**Your instructions:** Faithfully return all lines, omitting every embedded picture.

** Begin Given data **

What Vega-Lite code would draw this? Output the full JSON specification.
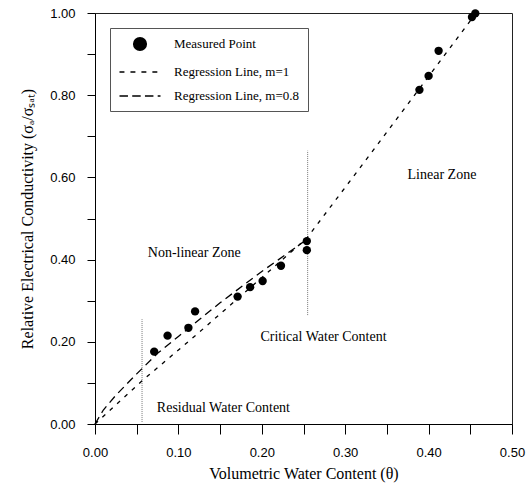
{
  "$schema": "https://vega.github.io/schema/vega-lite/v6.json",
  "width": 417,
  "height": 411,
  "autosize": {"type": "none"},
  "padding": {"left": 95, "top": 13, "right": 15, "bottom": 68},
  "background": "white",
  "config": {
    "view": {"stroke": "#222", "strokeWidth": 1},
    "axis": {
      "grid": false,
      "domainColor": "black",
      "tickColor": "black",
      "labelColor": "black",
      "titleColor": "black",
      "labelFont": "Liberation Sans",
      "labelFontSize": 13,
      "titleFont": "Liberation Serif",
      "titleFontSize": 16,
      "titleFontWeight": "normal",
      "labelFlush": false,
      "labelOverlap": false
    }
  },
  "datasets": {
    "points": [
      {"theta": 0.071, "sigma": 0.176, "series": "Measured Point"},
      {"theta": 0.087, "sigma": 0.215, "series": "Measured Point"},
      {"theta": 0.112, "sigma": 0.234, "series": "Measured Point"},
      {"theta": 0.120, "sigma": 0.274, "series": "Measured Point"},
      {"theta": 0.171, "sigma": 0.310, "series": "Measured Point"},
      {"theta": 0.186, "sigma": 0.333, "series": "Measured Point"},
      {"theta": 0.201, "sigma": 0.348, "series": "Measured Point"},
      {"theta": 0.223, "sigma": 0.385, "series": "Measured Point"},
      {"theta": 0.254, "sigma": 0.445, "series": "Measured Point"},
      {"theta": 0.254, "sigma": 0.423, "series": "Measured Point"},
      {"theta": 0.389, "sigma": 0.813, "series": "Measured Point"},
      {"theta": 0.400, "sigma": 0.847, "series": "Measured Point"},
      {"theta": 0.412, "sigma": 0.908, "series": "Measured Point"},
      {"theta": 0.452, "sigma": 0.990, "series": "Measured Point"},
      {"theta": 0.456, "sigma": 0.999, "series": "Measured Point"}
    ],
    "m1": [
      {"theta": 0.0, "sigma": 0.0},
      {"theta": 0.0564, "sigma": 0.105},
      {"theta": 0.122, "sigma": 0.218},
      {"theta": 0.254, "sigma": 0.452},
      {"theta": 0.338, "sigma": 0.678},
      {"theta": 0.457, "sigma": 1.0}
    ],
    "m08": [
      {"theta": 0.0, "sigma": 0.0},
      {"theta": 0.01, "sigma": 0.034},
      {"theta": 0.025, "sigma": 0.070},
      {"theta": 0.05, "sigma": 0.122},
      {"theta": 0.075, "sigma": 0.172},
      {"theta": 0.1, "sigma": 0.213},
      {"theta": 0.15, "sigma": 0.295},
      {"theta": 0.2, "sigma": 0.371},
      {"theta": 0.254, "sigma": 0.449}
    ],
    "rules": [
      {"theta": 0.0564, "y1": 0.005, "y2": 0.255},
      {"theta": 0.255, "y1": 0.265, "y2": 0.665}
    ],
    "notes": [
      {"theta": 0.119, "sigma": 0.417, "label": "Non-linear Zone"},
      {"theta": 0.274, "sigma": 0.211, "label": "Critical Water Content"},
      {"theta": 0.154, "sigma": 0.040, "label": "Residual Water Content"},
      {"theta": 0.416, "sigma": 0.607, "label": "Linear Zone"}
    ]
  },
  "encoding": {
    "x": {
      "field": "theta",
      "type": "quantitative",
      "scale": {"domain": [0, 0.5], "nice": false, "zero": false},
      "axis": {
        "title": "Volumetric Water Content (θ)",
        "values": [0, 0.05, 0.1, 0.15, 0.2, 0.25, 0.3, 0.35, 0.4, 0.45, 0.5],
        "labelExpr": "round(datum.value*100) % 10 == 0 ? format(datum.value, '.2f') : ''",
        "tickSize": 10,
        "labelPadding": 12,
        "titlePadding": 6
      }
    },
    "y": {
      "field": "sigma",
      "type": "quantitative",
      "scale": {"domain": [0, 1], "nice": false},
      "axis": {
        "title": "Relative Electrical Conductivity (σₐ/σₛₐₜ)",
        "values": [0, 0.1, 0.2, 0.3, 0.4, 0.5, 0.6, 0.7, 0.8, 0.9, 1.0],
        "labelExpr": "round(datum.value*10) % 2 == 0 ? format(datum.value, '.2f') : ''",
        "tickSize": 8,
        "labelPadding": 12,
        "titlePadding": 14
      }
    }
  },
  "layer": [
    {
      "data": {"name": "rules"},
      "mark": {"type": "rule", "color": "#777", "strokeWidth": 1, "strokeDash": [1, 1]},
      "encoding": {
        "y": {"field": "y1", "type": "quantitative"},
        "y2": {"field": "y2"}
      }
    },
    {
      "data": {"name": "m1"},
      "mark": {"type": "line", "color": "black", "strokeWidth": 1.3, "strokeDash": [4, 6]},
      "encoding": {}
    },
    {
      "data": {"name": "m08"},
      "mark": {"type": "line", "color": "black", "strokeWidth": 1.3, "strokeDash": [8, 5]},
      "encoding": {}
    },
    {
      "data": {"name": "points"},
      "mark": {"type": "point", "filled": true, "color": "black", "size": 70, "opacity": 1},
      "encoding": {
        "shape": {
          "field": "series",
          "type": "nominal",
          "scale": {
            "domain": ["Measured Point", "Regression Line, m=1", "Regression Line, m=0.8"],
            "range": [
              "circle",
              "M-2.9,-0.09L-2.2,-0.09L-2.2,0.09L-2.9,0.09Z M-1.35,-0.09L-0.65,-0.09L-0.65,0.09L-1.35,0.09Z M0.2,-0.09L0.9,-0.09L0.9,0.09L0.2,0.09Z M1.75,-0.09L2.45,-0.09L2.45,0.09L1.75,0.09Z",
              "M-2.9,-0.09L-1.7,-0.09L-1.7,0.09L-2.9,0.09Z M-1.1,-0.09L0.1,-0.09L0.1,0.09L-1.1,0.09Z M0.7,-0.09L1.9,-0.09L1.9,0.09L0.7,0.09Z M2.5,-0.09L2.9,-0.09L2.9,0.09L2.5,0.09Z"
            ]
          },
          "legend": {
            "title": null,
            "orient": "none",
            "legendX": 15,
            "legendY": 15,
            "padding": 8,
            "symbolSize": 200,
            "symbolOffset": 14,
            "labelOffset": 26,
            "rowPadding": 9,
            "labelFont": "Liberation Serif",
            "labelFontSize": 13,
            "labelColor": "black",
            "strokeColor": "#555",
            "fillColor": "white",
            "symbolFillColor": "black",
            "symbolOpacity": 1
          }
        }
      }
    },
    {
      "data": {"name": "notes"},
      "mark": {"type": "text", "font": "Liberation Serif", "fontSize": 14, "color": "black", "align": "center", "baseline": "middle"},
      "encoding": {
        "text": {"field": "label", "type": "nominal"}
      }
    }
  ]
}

** End Given data **

**Result of the task:**
What Vega-Lite code would draw this? Output the full JSON specification.
{
  "$schema": "https://vega.github.io/schema/vega-lite/v6.json",
  "width": 417,
  "height": 411,
  "autosize": {"type": "none"},
  "padding": {"left": 95, "top": 13, "right": 15, "bottom": 68},
  "background": "white",
  "config": {
    "view": {"stroke": "#222", "strokeWidth": 1},
    "axis": {
      "grid": false,
      "domainColor": "black",
      "tickColor": "black",
      "labelColor": "black",
      "titleColor": "black",
      "labelFont": "Liberation Sans",
      "labelFontSize": 13,
      "titleFont": "Liberation Serif",
      "titleFontSize": 16,
      "titleFontWeight": "normal",
      "labelFlush": false,
      "labelOverlap": false
    }
  },
  "datasets": {
    "points": [
      {"theta": 0.071, "sigma": 0.176, "series": "Measured Point"},
      {"theta": 0.087, "sigma": 0.215, "series": "Measured Point"},
      {"theta": 0.112, "sigma": 0.234, "series": "Measured Point"},
      {"theta": 0.120, "sigma": 0.274, "series": "Measured Point"},
      {"theta": 0.171, "sigma": 0.310, "series": "Measured Point"},
      {"theta": 0.186, "sigma": 0.333, "series": "Measured Point"},
      {"theta": 0.201, "sigma": 0.348, "series": "Measured Point"},
      {"theta": 0.223, "sigma": 0.385, "series": "Measured Point"},
      {"theta": 0.254, "sigma": 0.445, "series": "Measured Point"},
      {"theta": 0.254, "sigma": 0.423, "series": "Measured Point"},
      {"theta": 0.389, "sigma": 0.813, "series": "Measured Point"},
      {"theta": 0.400, "sigma": 0.847, "series": "Measured Point"},
      {"theta": 0.412, "sigma": 0.908, "series": "Measured Point"},
      {"theta": 0.452, "sigma": 0.990, "series": "Measured Point"},
      {"theta": 0.456, "sigma": 0.999, "series": "Measured Point"}
    ],
    "m1": [
      {"theta": 0.0, "sigma": 0.0},
      {"theta": 0.0564, "sigma": 0.105},
      {"theta": 0.122, "sigma": 0.218},
      {"theta": 0.254, "sigma": 0.452},
      {"theta": 0.338, "sigma": 0.678},
      {"theta": 0.457, "sigma": 1.0}
    ],
    "m08": [
      {"theta": 0.0, "sigma": 0.0},
      {"theta": 0.01, "sigma": 0.034},
      {"theta": 0.025, "sigma": 0.070},
      {"theta": 0.05, "sigma": 0.122},
      {"theta": 0.075, "sigma": 0.172},
      {"theta": 0.1, "sigma": 0.213},
      {"theta": 0.15, "sigma": 0.295},
      {"theta": 0.2, "sigma": 0.371},
      {"theta": 0.254, "sigma": 0.449}
    ],
    "rules": [
      {"theta": 0.0564, "y1": 0.005, "y2": 0.255},
      {"theta": 0.255, "y1": 0.265, "y2": 0.665}
    ],
    "notes": [
      {"theta": 0.119, "sigma": 0.417, "label": "Non-linear Zone"},
      {"theta": 0.274, "sigma": 0.211, "label": "Critical Water Content"},
      {"theta": 0.154, "sigma": 0.040, "label": "Residual Water Content"},
      {"theta": 0.416, "sigma": 0.607, "label": "Linear Zone"}
    ]
  },
  "encoding": {
    "x": {
      "field": "theta",
      "type": "quantitative",
      "scale": {"domain": [0, 0.5], "nice": false, "zero": false},
      "axis": {
        "title": "Volumetric Water Content (θ)",
        "values": [0, 0.05, 0.1, 0.15, 0.2, 0.25, 0.3, 0.35, 0.4, 0.45, 0.5],
        "labelExpr": "round(datum.value*100) % 10 == 0 ? format(datum.value, '.2f') : ''",
        "tickSize": 10,
        "labelPadding": 12,
        "titlePadding": 6
      }
    },
    "y": {
      "field": "sigma",
      "type": "quantitative",
      "scale": {"domain": [0, 1], "nice": false},
      "axis": {
        "title": "Relative Electrical Conductivity (σₐ/σₛₐₜ)",
        "values": [0, 0.1, 0.2, 0.3, 0.4, 0.5, 0.6, 0.7, 0.8, 0.9, 1.0],
        "labelExpr": "round(datum.value*10) % 2 == 0 ? format(datum.value, '.2f') : ''",
        "tickSize": 8,
        "labelPadding": 12,
        "titlePadding": 14
      }
    }
  },
  "layer": [
    {
      "data": {"name": "rules"},
      "mark": {"type": "rule", "color": "#777", "strokeWidth": 1, "strokeDash": [1, 1]},
      "encoding": {
        "y": {"field": "y1", "type": "quantitative"},
        "y2": {"field": "y2"}
      }
    },
    {
      "data": {"name": "m1"},
      "mark": {"type": "line", "color": "black", "strokeWidth": 1.3, "strokeDash": [4, 6]},
      "encoding": {}
    },
    {
      "data": {"name": "m08"},
      "mark": {"type": "line", "color": "black", "strokeWidth": 1.3, "strokeDash": [8, 5]},
      "encoding": {}
    },
    {
      "data": {"name": "points"},
      "mark": {"type": "point", "filled": true, "color": "black", "size": 70, "opacity": 1},
      "encoding": {
        "shape": {
          "field": "series",
          "type": "nominal",
          "scale": {
            "domain": ["Measured Point", "Regression Line, m=1", "Regression Line, m=0.8"],
            "range": [
              "circle",
              "M-2.9,-0.09L-2.2,-0.09L-2.2,0.09L-2.9,0.09Z M-1.35,-0.09L-0.65,-0.09L-0.65,0.09L-1.35,0.09Z M0.2,-0.09L0.9,-0.09L0.9,0.09L0.2,0.09Z M1.75,-0.09L2.45,-0.09L2.45,0.09L1.75,0.09Z",
              "M-2.9,-0.09L-1.7,-0.09L-1.7,0.09L-2.9,0.09Z M-1.1,-0.09L0.1,-0.09L0.1,0.09L-1.1,0.09Z M0.7,-0.09L1.9,-0.09L1.9,0.09L0.7,0.09Z M2.5,-0.09L2.9,-0.09L2.9,0.09L2.5,0.09Z"
            ]
          },
          "legend": {
            "title": null,
            "orient": "none",
            "legendX": 15,
            "legendY": 15,
            "padding": 8,
            "symbolSize": 200,
            "symbolOffset": 14,
            "labelOffset": 26,
            "rowPadding": 9,
            "labelFont": "Liberation Serif",
            "labelFontSize": 13,
            "labelColor": "black",
            "strokeColor": "#555",
            "fillColor": "white",
            "symbolFillColor": "black",
            "symbolOpacity": 1
          }
        }
      }
    },
    {
      "data": {"name": "notes"},
      "mark": {"type": "text", "font": "Liberation Serif", "fontSize": 14, "color": "black", "align": "center", "baseline": "middle"},
      "encoding": {
        "text": {"field": "label", "type": "nominal"}
      }
    }
  ]
}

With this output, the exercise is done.